If you use a table of contents, make sure the headings it references are consistent and clearly styled. A reliable heading structure helps the EPUB navigation work properly.
Scene breaks
Scene breaks are fine, but avoid using random symbols or huge blocks of whitespace. A centered ornament or a short line like * * * is usually enough. Keep it consistent throughout the book.
Poetry and verse
Poetry is a special case because line breaks matter. If your manuscript includes poems, test a few pages carefully. Use intentional line breaks, avoid unnecessary wrapping, and verify that indentation survives the conversion.
Forms, checklists, and workbooks
Highly structured content can be difficult in EPUB. If your book depends on fillable boxes, side-by-side columns, or exact placement, you may need a more text-based version for ebook readers. In some cases, PDF is better for that material.
What to do after you clean the manuscript
Once the document is tidy, save a fresh copy and convert that version only. That way, if you need to make changes later, you’re not editing a file full of old formatting experiments.
After conversion, read the EPUB on at least two platforms if possible: one app on desktop and one on a phone or dedicated reader. Problems that are invisible on a laptop may show up immediately on a small screen.
If you’re using a DOCX-to-EPUB workflow like ebookconvert.pro, this is also the point where a clean source file pays off. The fewer layout surprises in the DOCX, the better the EPUB output tends to be. And if the file still needs adjustment, a validation or repair pass is much easier when the source is already tidy.
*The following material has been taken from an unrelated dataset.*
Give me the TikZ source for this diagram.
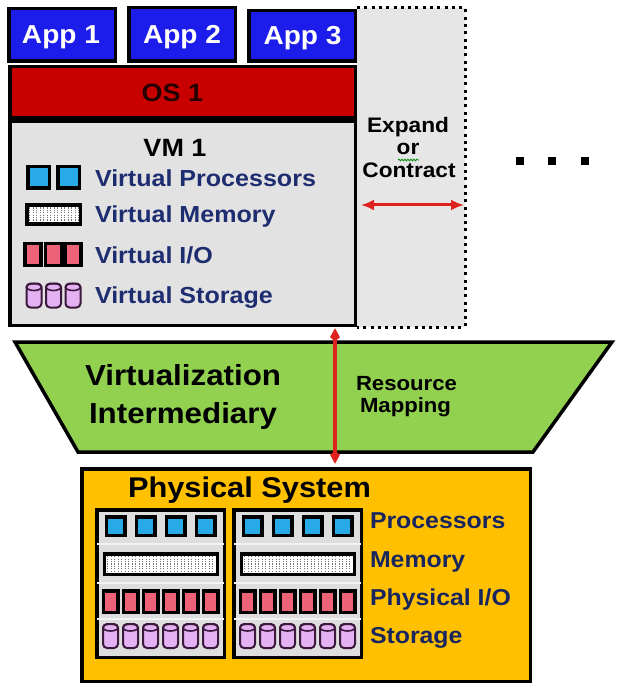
\documentclass[tikz,border=0pt]{standalone}
\usepackage{fontspec}
\setmainfont{Liberation Sans}[FakeStretch=1.08]
\usetikzlibrary{arrows.meta,decorations.pathmorphing}
\definecolor{appblue}{RGB}{28,28,235}
\definecolor{osred}{RGB}{200,0,0}
\definecolor{vmgray}{RGB}{226,226,226}
\definecolor{dotgray}{RGB}{230,230,230}
\definecolor{navy}{RGB}{30,44,112}
\definecolor{procblue}{RGB}{40,170,230}
\definecolor{iored}{RGB}{238,98,120}
\definecolor{cylfill}{RGB}{228,178,242}
\definecolor{cyldraw}{RGB}{60,25,60}
\definecolor{vgreen}{RGB}{146,208,80}
\definecolor{physyellow}{RGB}{255,192,0}
\definecolor{innergray}{RGB}{222,222,222}
\definecolor{arrred}{RGB}{222,35,30}
\begin{document}
\begin{tikzpicture}[x=1pt,y=-1pt,
  box/.style={draw=black, line width=3.5pt, inner sep=0pt, outer sep=0pt},
  lbl/.style={inner sep=0pt, outer sep=0pt, font=\bfseries\fontsize{#1}{#1}\selectfont},
  proc/.style={draw=black, line width=3.5pt, fill=procblue, minimum size=#1, inner sep=0pt},
  io/.style={draw=black, line width=3.5pt, fill=iored, inner sep=0pt},
  mem/.style={draw=black, line width=3.5pt, fill=white, inner sep=0pt,
    path picture={\foreach \xx in {3,6.5,...,130}
      \draw[black!55, line width=1pt, dash pattern=on 1.2pt off 1.2pt]
        ([xshift=\xx pt]path picture bounding box.north west) --
        ([xshift=\xx pt]path picture bounding box.south west);}},
  dotline/.style={draw=black, line width=3pt, dash pattern=on 3pt off 4.3pt},
  redarr/.style={draw=arrred, line width=3.2pt},
  sepline/.style={draw=white!65!innergray, line width=1.2pt},
  cyl/.pic={
    \path[fill=cylfill, draw=cyldraw, line width=2pt, rounded corners=4pt] (-7.5,-12) rectangle (7.5,12);
    \draw[cyldraw, line width=1.6pt] (0,-8.5) ellipse [x radius=7.5pt, y radius=3.5pt];
  }
]
\useasboundingbox (0,0) rectangle (617,700);

% expand / contract region
\fill[dotgray] (357,8) rectangle (465,327);
\draw[dotline] (357,8) -- (465,8) -- (465,327) -- (357,327);

% applications
\node[box, fill=appblue, minimum width=106.5pt, minimum height=52.5pt] (app1) at (62,35) {};
\node[box, fill=appblue, minimum width=106.5pt, minimum height=53.5pt] (app2) at (182,34.5) {};
\node[box, fill=appblue, minimum width=106.5pt, minimum height=50.5pt] (app3) at (302,36) {};
\node[lbl=26, text=white, anchor=base] (app1t) at (61,44) {App 1};
\node[lbl=26, text=white, anchor=base] (app2t) at (182,43.5) {App 2};
\node[lbl=26, text=white, anchor=base] (app3t) at (302.5,44.5) {App 3};

% OS
\node[box, fill=osred, minimum width=345.5pt, minimum height=51.5pt] (os) at (182.5,92.5) {};
\node[lbl=25, text=black!85!red, anchor=base] (ost) at (172.5,102) {OS 1};

% VM
\node[box, fill=vmgray, minimum width=345.5pt, minimum height=203.5pt] (vm) at (182.5,223.5) {};
\node[lbl=25, anchor=base] (vmt) at (175,157) {VM 1};
\node[proc=21.5pt] (vp1) at (38.5,177.5) {};
\node[proc=21.5pt] (vp2) at (68.5,177.5) {};
\node[mem, minimum width=53.5pt, minimum height=19pt] (vmem) at (53.5,214.5) {};
\foreach \i/\x in {1/33,2/53.5,3/73}
  \node[io, minimum width=16pt, minimum height=21.5pt] (vio\i) at (\x,254.5) {};
\foreach \x in {34,53.5,73}
  \pic at (\x,295.5) {cyl};
\node[lbl=23.2, text=navy, anchor=base west] (vpt) at (95,187) {Virtual Processors};
\node[lbl=23.2, text=navy, anchor=base west] (vmt2) at (95,223) {Virtual Memory};
\node[lbl=23.2, text=navy, anchor=base west] (viot) at (95,263) {Virtual I/O};
\node[lbl=23.2, text=navy, anchor=base west] (vst) at (95,303) {Virtual Storage};

% expand or contract
\node[lbl=21, anchor=base] (exp) at (408,133) {Expand};
\node[lbl=21, anchor=base] (ort) at (408,155) {or};
\node[lbl=21, anchor=base] (con) at (409,178) {Contract};
\draw[green!55!black, line width=0.8pt, decorate, decoration={snake, amplitude=0.9pt, segment length=3pt}] (398,160) -- (419,160);
\coordinate (hl) at (361,205);
\coordinate (hr) at (464,205);
\draw[redarr, line width=3pt, {Latex[length=13pt,width=11pt]}-{Latex[length=13pt,width=11pt]}] (hl) -- (hr);

% more VMs
\foreach \i/\x in {1/520,2/552,3/585}
  \node[fill=black, minimum size=8pt, inner sep=0pt] (dot\i) at (\x,161) {};

% virtualization intermediary
\draw[line width=3.5pt, fill=vgreen, line join=miter] (15,342) -- (612,342) -- (533,452) -- (78,452) -- cycle;
\node[lbl=29, anchor=base west] (virt1) at (85,385) {Virtualization};
\node[lbl=29, anchor=base west] (virt2) at (89,423) {Intermediary};
\node[lbl=20.5, anchor=base west] (res1) at (356,390) {Resource};
\node[lbl=20.5, anchor=base west] (res2) at (360,412) {Mapping};

% physical system
\node[box, fill=physyellow, minimum width=448.5pt, minimum height=212.5pt] (phys) at (306,575) {};
\node[lbl=28.5, anchor=base west] (physt) at (128,497) {Physical System};
\foreach \n/\o in {1/0,2/137} {
  \node[box, fill=innergray, minimum width=127.5pt, minimum height=147.5pt] (in\n) at (160.5+\o,583.5) {};
  \draw[sepline] (97+\o,544) -- (224+\o,544);
  \draw[sepline] (97+\o,583) -- (224+\o,583);
  \draw[sepline] (97+\o,619) -- (224+\o,619);
  \foreach \k in {0,...,3}
    \node[proc=18.5pt] (pp\n\k) at (115.5+\o+30*\k,526) {};
  \node[mem, minimum width=113pt, minimum height=20.5pt] (pm\n) at (161+\o,564) {};
  \foreach \k in {0,...,5}
    \node[io, minimum width=14.5pt, minimum height=21.5pt] (pio\n\k) at (110.5+\o+20*\k,601.5) {};
  \foreach \k in {0,...,5}
    \pic at (110.5+\o+20*\k,636) {cyl};
}
\node[lbl=23, text=navy!85!black, anchor=base west] (prt) at (370,528) {Processors};
\node[lbl=23, text=navy!85!black, anchor=base west] (pmt) at (370,567) {Memory};
\node[lbl=23, text=navy!85!black, anchor=base west] (piot) at (370,605) {Physical I/O};
\node[lbl=23, text=navy!85!black, anchor=base west] (pst) at (370,643) {Storage};

% resource mapping arrow
\coordinate (ax) at (335,0);
\draw[redarr, {Kite[length=13pt,width=10pt,inset=4pt]}-{Kite[length=13pt,width=10pt,inset=4pt]}, shorten <=3pt, shorten >=5pt] (vm.south -| ax) -- (phys.north -| ax);
\end{tikzpicture}
\end{document}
EPUB layout problems before you convert: final checklist
- Use Word styles for headings and body text
- Remove extra spaces, tabs, and repeated returns
- Keep chapter titles simple and consistent
- Make images inline or centered, not wrapped
- Replace complex tables with simpler content where possible
- Remove text boxes, shapes, and floating objects
- Clean copied text and hidden formatting
- Test any poetry, lists, or structured content carefully
If you work through that list before conversion, you’ll avoid most of the layout issues that frustrate authors and publishers. The result is a cleaner EPUB, fewer support headaches, and a manuscript that behaves more predictably across devices.
For anyone trying to fix EPUB layout problems before you convert, the big idea is simple: structure matters more than visual tricks. Build the file for reflow, not for print, and the conversion process gets much easier.